Alternative Business Structures: And heeeere we go. Starting the first week of January, the UK’s Solicitors Regulation Authority will officially throw open the doors to applicants of all stripes that want to become Alternative Business Structures under the long-anticipated provisions of the Legal Services Act. Regular readers will know that the SRA expects at least a dozen applicants straight away, and that the initial group will include law firms, claims management companies, major retailers, accounting firms, loss adjusters,  private equity houses, legal expense insurers, banks, will-writing companies, and even, remarkably enough, in-house law departments. I don’t know about you, but that looks like a revolution to me.

It’s a revolution that won’t stop at the English Channel or the North Sea, either. There are too many UK companies and law firms with offices worldwide to believe that the contagion can be contained. We’ve already seen the influence of the Legal Services Act in the ABA’s planned endorsement of limited, lawyer-controlled multi-disciplinary partnerships (although the degree of innovation here is comparatively tiny) and the lawsuit launched by Jacoby & Meyers to the restrictions against non-lawyer ownership of firms. Whether these initiatives succeed is almost beside the point: even the specter of massive change in the UK is enough to drive limited reform efforts. What kind of response will the real thing generate?

Those are three reasons to think that 2012 will be the year that the pressure relentlessly building on the fault lines of the traditional legal marketplace will finally produce the quakes we’ve been expecting for a while. And here’s one more: macro-economic and geopolitical events will play a role in the legal market as well. Europe’s financial situation is unsustainable, and the odds of something truly ugly taking place there and spreading worldwide seem to increase every month. The 2008 Lehman Brothers collapse and the resulting western financial crisis was the first shock to hit the legal system and generated a tidal wave of change. The next one could be bigger.

If you like living dangerously, then by all means, plan for 2012 to be another year of raising rates, de-equitizing partners, downsizing staff and taking whatever other measures you feel will continue to prop up the artificial and increasingly archaic metric of profits per partner. Keep on doing what you’ve been doing lately, just more of it. You might yet manage quite well, if your financial position entering the year was rock solid,  your firm culture intensely positive and your relationships with clients extremely sound. But if you feel like your foundation is a little shaky, your strategic direction has meandered, or your morale is brittle, then I think you’d be well advised to pay close attention to what comes next.

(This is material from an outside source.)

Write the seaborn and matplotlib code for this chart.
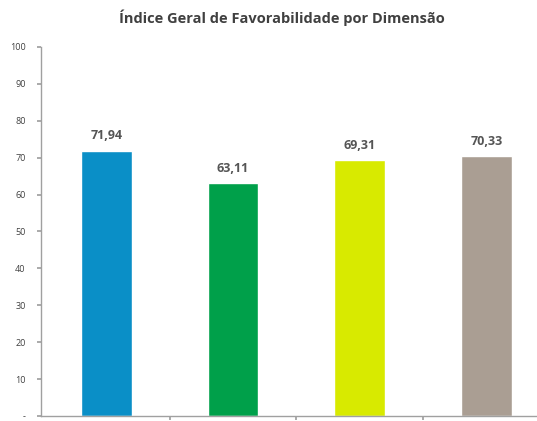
import matplotlib
matplotlib.use("Agg")
import matplotlib.pyplot as plt
import seaborn as sns
import pandas as pd

categories = ["Dimensão 1", "Dimensão 2", "Dimensão 3", "Dimensão 4"]
values = [71.94, 63.11, 69.31, 70.33]
labels = ["71,94", "63,11", "69,31", "70,33"]
colors = ["#0A8FC7", "#00A04A", "#D8EA00", "#AA9E93"]
yticks = [0, 10, 20, 30, 40, 50, 60, 70, 80, 90, 100]
yticklabels = ["-", "10", "20", "30", "40", "50", "60", "70", "80", "90", "100"]

sns.set_theme(style="white")
plt.rcParams["font.family"] = ["Open Sans", "DejaVu Sans"]

df = pd.DataFrame({"cat": categories, "val": values})

fig = plt.figure(figsize=(5.37, 4.21), dpi=100)
ax = fig.add_axes([41/537, 5/421, 496/537, 369/421])
sns.barplot(data=df, x="cat", y="val", hue="cat", palette=colors, width=0.4,
            legend=False, ax=ax, saturation=1)

ax.set_ylim(0, 100)
ax.set_xlim(-0.516, 3.40)
ax.set_yticks(yticks)
ax.set_yticklabels(yticklabels, fontsize=6.5, color="#404040")
ax.set_xticks([0.5, 1.5, 2.5])
ax.set_xticklabels([])
ax.tick_params(axis="x", length=3, color="#A0A0A0", direction="out", bottom=True)
ax.tick_params(axis="y", length=3, color="#A0A0A0", direction="out", left=True, pad=8)
ax.set_xlabel("")
ax.set_ylabel("")
for s in ["top", "right"]:
    ax.spines[s].set_visible(False)
for s in ["left", "bottom"]:
    ax.spines[s].set_color("#A0A0A0")
    ax.spines[s].set_linewidth(1.0)

for i, (v, lab) in enumerate(zip(values, labels)):
    ax.annotate(lab, (i, v), xytext=(0, 6), textcoords="offset points",
                ha="center", va="bottom", fontsize=9, fontweight="bold", color="#555555")

fig.text(282/537, 1 - 18/421, "Índice Geral de Favorabilidade por Dimensão",
         ha="center", va="center", fontsize=10.5, fontweight="bold", color="#404040")

fig.savefig("out.png", dpi=100)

We were warned.

Jordan Furlong delivers dynamic and thought-provoking presentations to law firms and legal organizations throughout North America on how to survive and profit from the extraordinary changes underway in the legal services marketplace. He is a partner with Edge International and a senior consultant with Stem Legal Web Enterprises.



7 Comments

  1. Susan Cartier Liebel

    This piece evokes images of the raw footage of the 2004 Indian Ocean earthquake/tsunami with people on the beach watching it happening but not being able to digest what was coming…and running for cover too late.

    Thanks for another excellent piece in a long list of excellent prescient articles on the legal profession.